** begin Recorded information **

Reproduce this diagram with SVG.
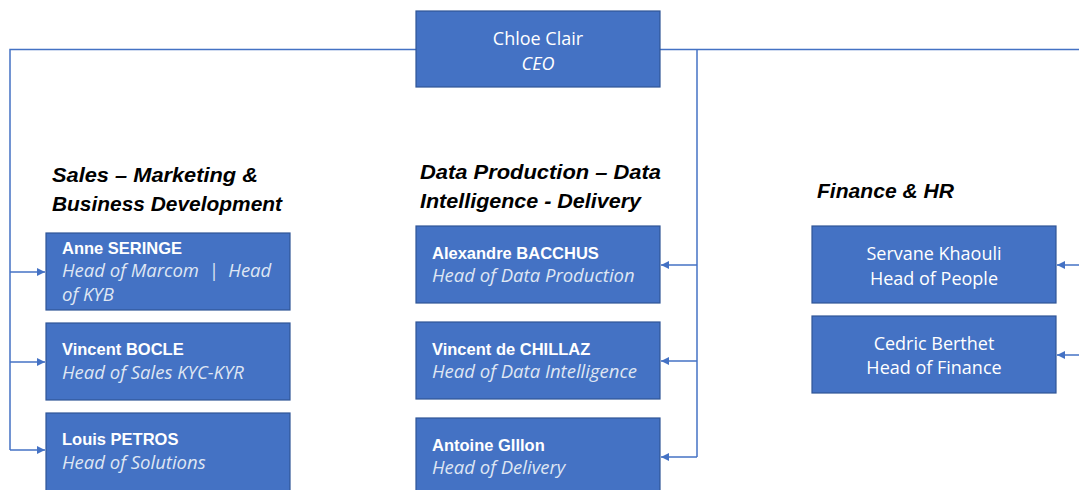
<svg xmlns="http://www.w3.org/2000/svg" width="1079" height="490" viewBox="0 0 1079 490">
<style>
.box{fill:#4472C4;stroke:#2F5597;stroke-width:1.2}
.name{font-family:"Liberation Sans",Arial,sans-serif;font-size:16.5px;font-weight:bold;fill:#ffffff}
.role{font-family:"Open Sans","Liberation Sans",sans-serif;font-size:18.5px;font-style:italic;fill:#dfe6f3;white-space:pre}
.ctr{font-family:"Open Sans","Liberation Sans",sans-serif;font-size:18px;fill:#ffffff;text-anchor:middle}
.head{font-family:"Liberation Sans",Arial,sans-serif;font-size:21px;font-weight:bold;font-style:italic;fill:#000000}
.conn{fill:none;stroke:#4472C4;stroke-width:1.5}
</style>
<defs>
<marker id="arr" viewBox="0 0 10 10" refX="10" refY="5" markerWidth="8" markerHeight="8" markerUnits="userSpaceOnUse" orient="auto">
<path d="M0,0 L10,5 L0,10 Z" fill="#4472C4"/>
</marker>
</defs>
<rect width="1079" height="490" fill="#ffffff"/>
<g id="connectors">
<path class="conn" d="M416,49.5 H10 V450"/>
<path class="conn" d="M10,272 H45" marker-end="url(#arr)"/>
<path class="conn" d="M10,362 H45" marker-end="url(#arr)"/>
<path class="conn" d="M10,450 H45" marker-end="url(#arr)"/>
<path class="conn" d="M660,49.5 H1079"/>
<path class="conn" d="M697,49.5 V457"/>
<path class="conn" d="M697,265 H661" marker-end="url(#arr)"/>
<path class="conn" d="M697,361 H661" marker-end="url(#arr)"/>
<path class="conn" d="M697,457 H661" marker-end="url(#arr)"/>
<path class="conn" d="M1079,265 H1057" marker-end="url(#arr)"/>
<path class="conn" d="M1079,355 H1057" marker-end="url(#arr)"/>
</g>
<g id="ceo">
<rect class="box" x="416" y="11" width="244" height="76"/>
<text class="ctr" x="538" y="45">Chloe Clair</text>
<text class="ctr" x="538" y="70" font-style="italic">CEO</text>
</g>
<g id="heading-sales"><text class="head" x="52" y="182" textLength="206" lengthAdjust="spacingAndGlyphs">Sales – Marketing &amp;</text><text class="head" x="52" y="211" textLength="230" lengthAdjust="spacingAndGlyphs">Business Development</text></g>
<g id="heading-data"><text class="head" x="420" y="179" textLength="241" lengthAdjust="spacingAndGlyphs">Data Production – Data</text><text class="head" x="420" y="208" textLength="221" lengthAdjust="spacingAndGlyphs">Intelligence - Delivery</text></g>
<g id="heading-finance"><text class="head" x="817" y="198" textLength="137" lengthAdjust="spacingAndGlyphs">Finance &amp; HR</text></g>
<g id="anne">
<rect class="box" x="46" y="233" width="244" height="77"/>
<text class="name" x="62" y="254">Anne SERINGE</text>
<text class="role" x="62" y="277">Head of Marcom  |  Head</text>
<text class="role" x="62" y="301">of KYB</text>
</g>
<g id="vincent-b">
<rect class="box" x="46" y="323" width="244" height="77"/>
<text class="name" x="62" y="355">Vincent BOCLE</text>
<text class="role" x="62" y="379">Head of Sales KYC-KYR</text>
</g>
<g id="louis">
<rect class="box" x="46" y="413" width="244" height="78"/>
<text class="name" x="62" y="445">Louis PETROS</text>
<text class="role" x="62" y="469">Head of Solutions</text>
</g>
<g id="alexandre">
<rect class="box" x="416" y="226" width="244" height="77"/>
<text class="name" x="432" y="259">Alexandre BACCHUS</text>
<text class="role" x="432" y="282">Head of Data Production</text>
</g>
<g id="vincent-c">
<rect class="box" x="416" y="322" width="244" height="77"/>
<text class="name" x="432" y="355">Vincent de CHILLAZ</text>
<text class="role" x="432" y="378">Head of Data Intelligence</text>
</g>
<g id="antoine">
<rect class="box" x="416" y="418" width="244" height="73"/>
<text class="name" x="432" y="451">Antoine GIllon</text>
<text class="role" x="432" y="474">Head of Delivery</text>
</g>
<g id="servane">
<rect class="box" x="812" y="226" width="244" height="77"/>
<text class="ctr" x="934" y="260">Servane Khaouli</text>
<text class="ctr" x="934" y="285">Head of People</text>
</g>
<g id="cedric">
<rect class="box" x="812" y="316" width="244" height="77"/>
<text class="ctr" x="934" y="350">Cedric Berthet</text>
<text class="ctr" x="934" y="374">Head of Finance</text>
</g>
</svg>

** end Recorded information **

▸ Task directions: Go through the data above and transcribe it in full, omitting any image.

▸ Written response:
Reproduce this diagram with SVG.
<svg xmlns="http://www.w3.org/2000/svg" width="1079" height="490" viewBox="0 0 1079 490">
<style>
.box{fill:#4472C4;stroke:#2F5597;stroke-width:1.2}
.name{font-family:"Liberation Sans",Arial,sans-serif;font-size:16.5px;font-weight:bold;fill:#ffffff}
.role{font-family:"Open Sans","Liberation Sans",sans-serif;font-size:18.5px;font-style:italic;fill:#dfe6f3;white-space:pre}
.ctr{font-family:"Open Sans","Liberation Sans",sans-serif;font-size:18px;fill:#ffffff;text-anchor:middle}
.head{font-family:"Liberation Sans",Arial,sans-serif;font-size:21px;font-weight:bold;font-style:italic;fill:#000000}
.conn{fill:none;stroke:#4472C4;stroke-width:1.5}
</style>
<defs>
<marker id="arr" viewBox="0 0 10 10" refX="10" refY="5" markerWidth="8" markerHeight="8" markerUnits="userSpaceOnUse" orient="auto">
<path d="M0,0 L10,5 L0,10 Z" fill="#4472C4"/>
</marker>
</defs>
<rect width="1079" height="490" fill="#ffffff"/>
<g id="connectors">
<path class="conn" d="M416,49.5 H10 V450"/>
<path class="conn" d="M10,272 H45" marker-end="url(#arr)"/>
<path class="conn" d="M10,362 H45" marker-end="url(#arr)"/>
<path class="conn" d="M10,450 H45" marker-end="url(#arr)"/>
<path class="conn" d="M660,49.5 H1079"/>
<path class="conn" d="M697,49.5 V457"/>
<path class="conn" d="M697,265 H661" marker-end="url(#arr)"/>
<path class="conn" d="M697,361 H661" marker-end="url(#arr)"/>
<path class="conn" d="M697,457 H661" marker-end="url(#arr)"/>
<path class="conn" d="M1079,265 H1057" marker-end="url(#arr)"/>
<path class="conn" d="M1079,355 H1057" marker-end="url(#arr)"/>
</g>
<g id="ceo">
<rect class="box" x="416" y="11" width="244" height="76"/>
<text class="ctr" x="538" y="45">Chloe Clair</text>
<text class="ctr" x="538" y="70" font-style="italic">CEO</text>
</g>
<g id="heading-sales"><text class="head" x="52" y="182" textLength="206" lengthAdjust="spacingAndGlyphs">Sales – Marketing &amp;</text><text class="head" x="52" y="211" textLength="230" lengthAdjust="spacingAndGlyphs">Business Development</text></g>
<g id="heading-data"><text class="head" x="420" y="179" textLength="241" lengthAdjust="spacingAndGlyphs">Data Production – Data</text><text class="head" x="420" y="208" textLength="221" lengthAdjust="spacingAndGlyphs">Intelligence - Delivery</text></g>
<g id="heading-finance"><text class="head" x="817" y="198" textLength="137" lengthAdjust="spacingAndGlyphs">Finance &amp; HR</text></g>
<g id="anne">
<rect class="box" x="46" y="233" width="244" height="77"/>
<text class="name" x="62" y="254">Anne SERINGE</text>
<text class="role" x="62" y="277">Head of Marcom  |  Head</text>
<text class="role" x="62" y="301">of KYB</text>
</g>
<g id="vincent-b">
<rect class="box" x="46" y="323" width="244" height="77"/>
<text class="name" x="62" y="355">Vincent BOCLE</text>
<text class="role" x="62" y="379">Head of Sales KYC-KYR</text>
</g>
<g id="louis">
<rect class="box" x="46" y="413" width="244" height="78"/>
<text class="name" x="62" y="445">Louis PETROS</text>
<text class="role" x="62" y="469">Head of Solutions</text>
</g>
<g id="alexandre">
<rect class="box" x="416" y="226" width="244" height="77"/>
<text class="name" x="432" y="259">Alexandre BACCHUS</text>
<text class="role" x="432" y="282">Head of Data Production</text>
</g>
<g id="vincent-c">
<rect class="box" x="416" y="322" width="244" height="77"/>
<text class="name" x="432" y="355">Vincent de CHILLAZ</text>
<text class="role" x="432" y="378">Head of Data Intelligence</text>
</g>
<g id="antoine">
<rect class="box" x="416" y="418" width="244" height="73"/>
<text class="name" x="432" y="451">Antoine GIllon</text>
<text class="role" x="432" y="474">Head of Delivery</text>
</g>
<g id="servane">
<rect class="box" x="812" y="226" width="244" height="77"/>
<text class="ctr" x="934" y="260">Servane Khaouli</text>
<text class="ctr" x="934" y="285">Head of People</text>
</g>
<g id="cedric">
<rect class="box" x="812" y="316" width="244" height="77"/>
<text class="ctr" x="934" y="350">Cedric Berthet</text>
<text class="ctr" x="934" y="374">Head of Finance</text>
</g>
</svg>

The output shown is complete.